A music video for the track "Anna" was released, directed by Tage Ammendrup.
The album has been reissued numerous times: in 1997 by Crass, and in 2002, 2004 and 2008 by One Little Indian.
The Eye was recorded at Southern Studios in January 1984. It was produced by Crass member Penny Rimbaud and engineered by Tony Cook. The cover art was designed by Dada Nana. It was named after Björk's favorite book, Story of the Eye by Georges Bataille (1928), an intense story about a young French couple involved in sexual perversions and violent behaviors.

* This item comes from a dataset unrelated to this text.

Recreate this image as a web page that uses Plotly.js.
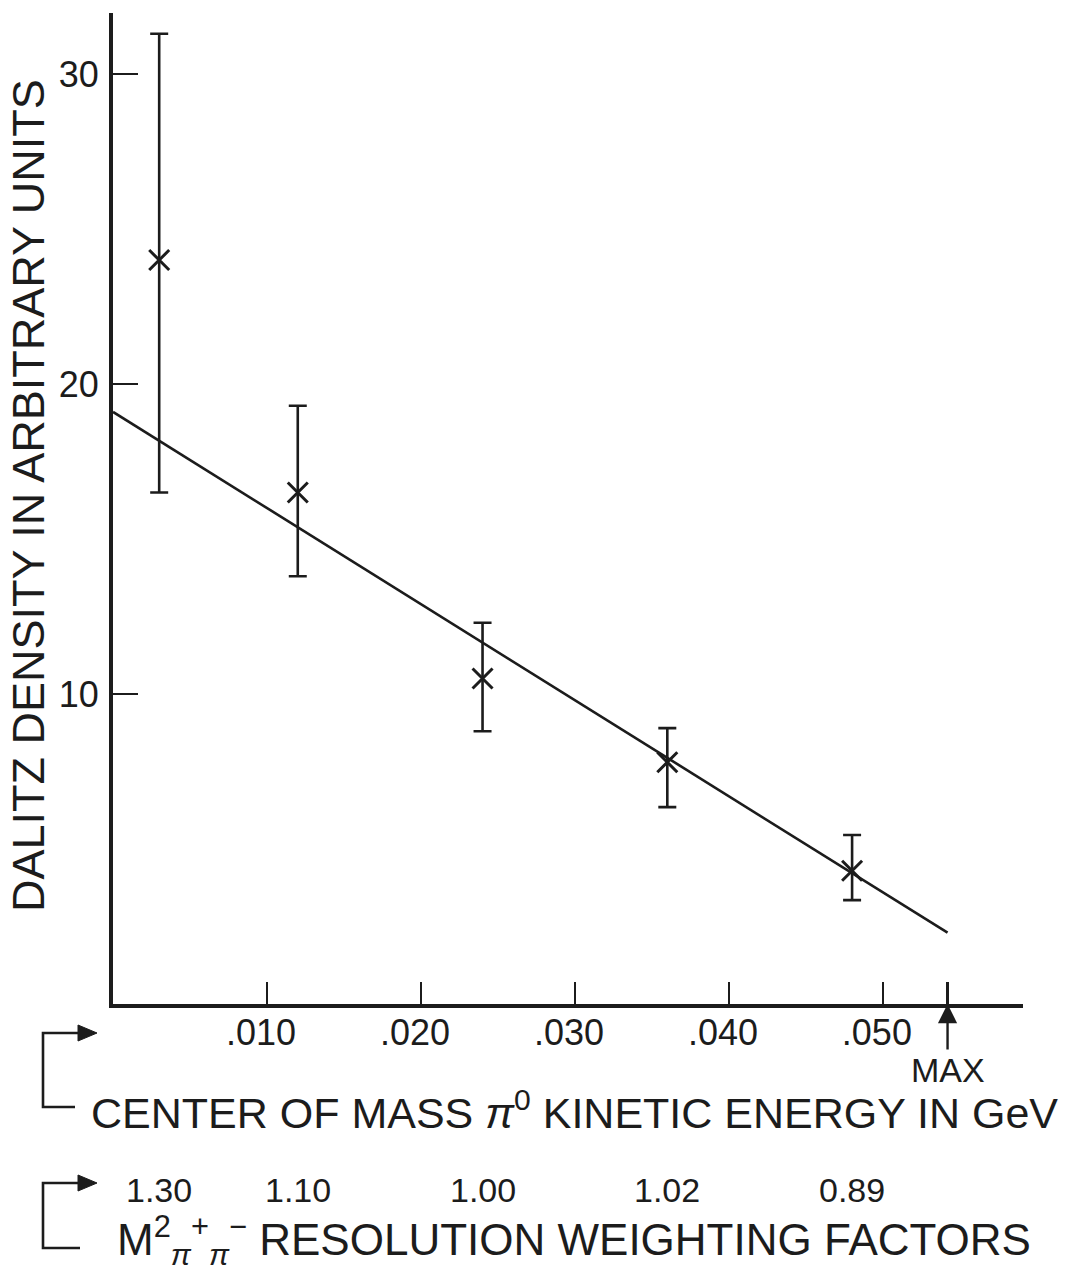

The album included "Dismembered", a new version of the band's first single, "Söngull" (1983), with most of the guitars replaced by pipes and bells.

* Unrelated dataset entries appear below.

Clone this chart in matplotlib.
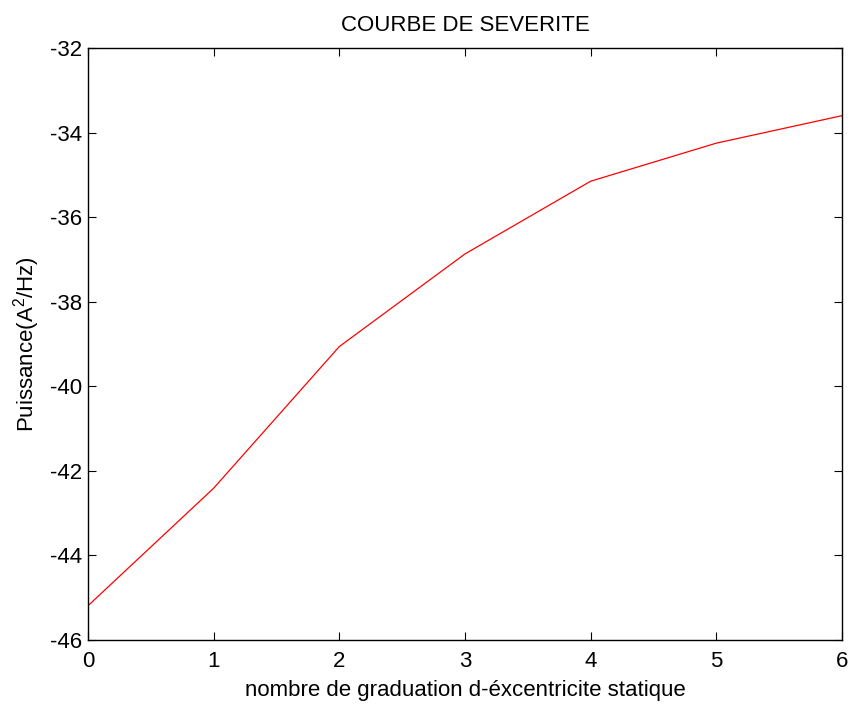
import matplotlib
matplotlib.use("Agg")
import matplotlib.pyplot as plt

x_vals = [0, 1, 2, 3, 4, 5, 6]
puissance = [-45.19, -42.41, -39.06, -36.87, -35.15, -34.25, -33.60]
x_ticks = [0, 1, 2, 3, 4, 5, 6]
y_ticks = [-46, -44, -42, -40, -38, -36, -34, -32]

plt.rcParams['font.family'] = ['Liberation Sans', 'DejaVu Sans']
plt.rcParams['mathtext.fontset'] = 'custom'
plt.rcParams['mathtext.rm'] = 'Liberation Sans'
plt.rcParams['mathtext.it'] = 'Liberation Sans'
plt.rcParams['axes.unicode_minus'] = False

fig = plt.figure(figsize=(8.5, 7.04), dpi=100)
ax = fig.add_axes([88/850, 64/704, 754/850, 592/704])
ax.plot(x_vals, puissance, color='red', linewidth=0.9)
ax.set_xlim(0, 6)
ax.set_ylim(-46, -32)
ax.set_xticks(x_ticks)
ax.set_yticks(y_ticks)
ax.tick_params(direction='in', top=True, right=True, length=6, width=0.8,
               labelsize=16)
ax.tick_params(axis='x', pad=8)
ax.tick_params(axis='y', pad=4)
for s in ax.spines.values():
    s.set_linewidth(1.0)
ax.set_title('COURBE DE SEVERITE', fontsize=16, pad=12)
ax.set_xlabel('nombre de graduation d-éxcentricite statique', fontsize=16, labelpad=6)
ax.set_ylabel('Puissance(A$^2$/Hz)', fontsize=16, labelpad=6)
fig.savefig('out.png', dpi=100)
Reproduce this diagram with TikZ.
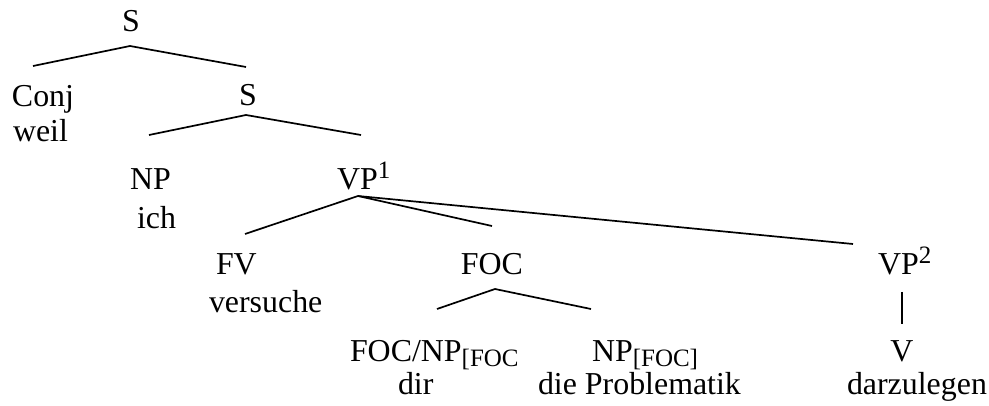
\documentclass[tikz,border=0pt]{standalone}
\usepackage{fontspec}
\setmainfont{Liberation Serif}
\newcommand{\bigtxt}{\fontsize{31.9}{36}\selectfont}
\newcommand{\smalltxt}{\fontsize{25}{30}\selectfont}
\newcommand{\subtxt}[1]{\raisebox{-4.5pt}{\smalltxt #1}}
\newcommand{\suptxt}[1]{\raisebox{11pt}{\smalltxt #1}}
\begin{document}
\begin{tikzpicture}[x=1pt,y=-1pt,
  lbl/.style={inner sep=0pt,outer sep=0pt,font=\bigtxt},
  lw/.style={lbl,anchor=base west},
  lc/.style={lbl,anchor=base},
  branch/.style={line width=1.7pt,line cap=butt}]
\useasboundingbox (0,0) rectangle (989,406);
% labels
\node[lc] (s1) at (131,32) {S};
\node[lw] (conj) at (12,107) {Conj};
\node[lw] (weil) at (13,142) {weil};
\node[lc] (s2) at (248,106) {S};
\node[lw] (np) at (130,190) {NP};
\node[lw] (ich) at (137,229) {ich};
\node[lw] (vp1) at (337,190) {VP\suptxt{1}};
\node[lw] (fv) at (216,275) {FV};
\node[lw] (versuche) at (209,313) {versuche};
\node[lc] (foc) at (492,275) {FOC};
\node[lw] (focnp) at (350,362) {FOC/NP\subtxt{[FOC}};
\node[lw] (dir) at (398,395) {dir};
\node[lw] (npfoc) at (592,362) {NP\subtxt{[FOC]}};
\node[lw] (prob) at (538,395) {die Problematik};
\node[lw] (vp2) at (878,275) {VP\suptxt{2}};
\node[lc] (v) at (902,362) {V};
\node[lw] (darz) at (847,395) {darzulegen};
% branch points
\coordinate (s1b) at (130,46);
\coordinate (conjt) at (33,66);
\coordinate (s2t) at (246,67);
\coordinate (s2b) at (246,115);
\coordinate (npt) at (149,135);
\coordinate (vp1t) at (361,135);
\coordinate (vp1b) at (358,196);
\coordinate (fvt) at (245,234);
\coordinate (foct) at (492,226);
\coordinate (vp2t) at (853,244);
\coordinate (focb) at (495,289);
\coordinate (focnpt) at (437,309);
\coordinate (npfoct) at (591,309);
\coordinate (vp2b) at (902,292);
\coordinate (vt) at (902,324);
% connectors
\draw[branch] (conjt) -- (s1b) -- (s2t);
\draw[branch] (npt) -- (s2b) -- (vp1t);
\draw[branch] (fvt) -- (vp1b) -- (foct);
\draw[branch] (vp1b) -- (vp2t);
\draw[branch] (focnpt) -- (focb) -- (npfoct);
\draw[branch] (vp2b) -- (vt);
\end{tikzpicture}
\end{document}
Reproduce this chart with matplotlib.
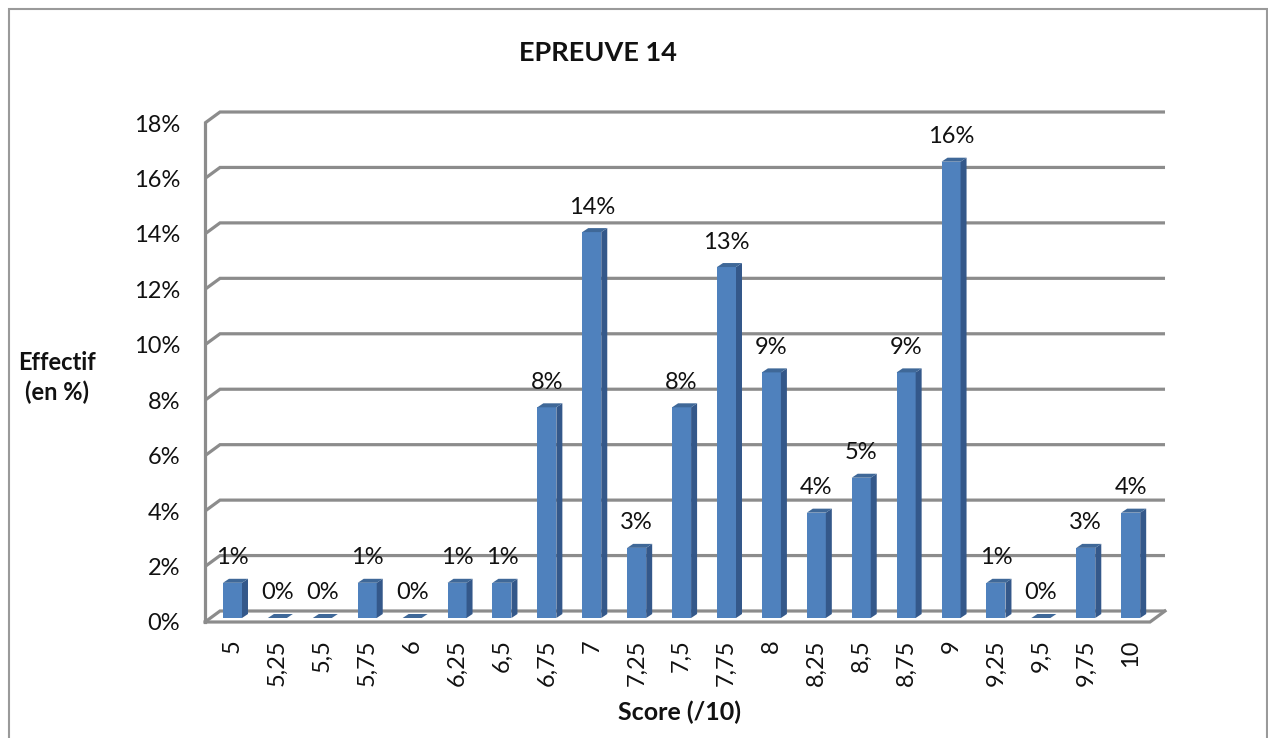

In a 1984 review at Sounds magazine, David Tibet gave the album a perfect score, saying: "'The Eye' steps boldly out of the supposed confines that the Crass label is meant to impose...and drags the listener into a glacial world of confused emotion and shattered visions." He compared it to The Scream by Siouxsie and the Banshees, "primarily I suppose because of the howling vocals and decaying metal".[1]
AllMusic praised the album, stating that "The Eye is a patently draining affair seemingly devoid of any coherent structure. Repeated spins, however, unearth a highly sophisticated aesthetic that borrows evenly from punk, noisecore, avant garde, and good old-fashioned indie. Although highly discordant and often atonal, it's a curiously engaging record, aided in part by Björk's darkly emotive vocals and the presiding, almost mythical, sense of impending lunacy. It may not be for everyone, but this is gutsy, non-conformist music as authored by one of the most passionate, intense bands in Iceland's esteemed history".[2]